Strategically, the use of a diverse missile mix serves multiple Russian aims: probing Ukraine’s ability to track and intercept different classes of weapons, depleting finite stocks of interceptor missiles, and signaling to both domestic and foreign audiences that Moscow retains the capacity to hit near the heart of Ukrainian political and economic life. Strikes on the Kharkiv axis, including areas near Vovchansk and Chuhuiv, dovetail with ground efforts and ongoing pressure along the northeastern front.
For Ukraine and its supporters, each successful interception is a proof point that additional air-defense aid yields immediate battlefield dividends, but every impact is a reminder that gaps remain.
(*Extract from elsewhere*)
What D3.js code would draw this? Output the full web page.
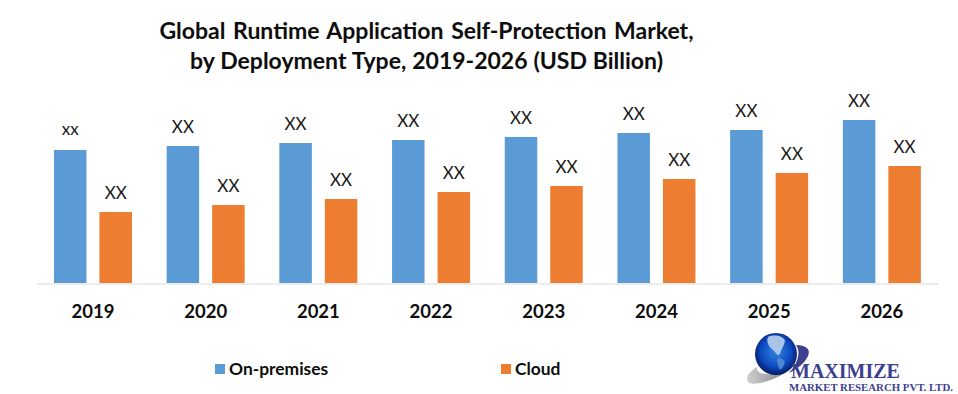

The practical lesson for residents and planners alike is that even when skies are heavily defended, the margin between a thwarted attack and a deadly hit can shrink to seconds and meters.
The next developments to track include official damage assessments from Kyiv and Kharkiv authorities, any confirmation of the exact targets struck near Chuhuiv and outside Kharkiv City, and evidence of further Zircon launches from Russian territory. Foreign capitals will also be watching whether the intensity and composition of such barrages change, which would signal either a shift in Russia’s stockpiles or in its willingness to expend high-end munitions against Ukrainian urban areas.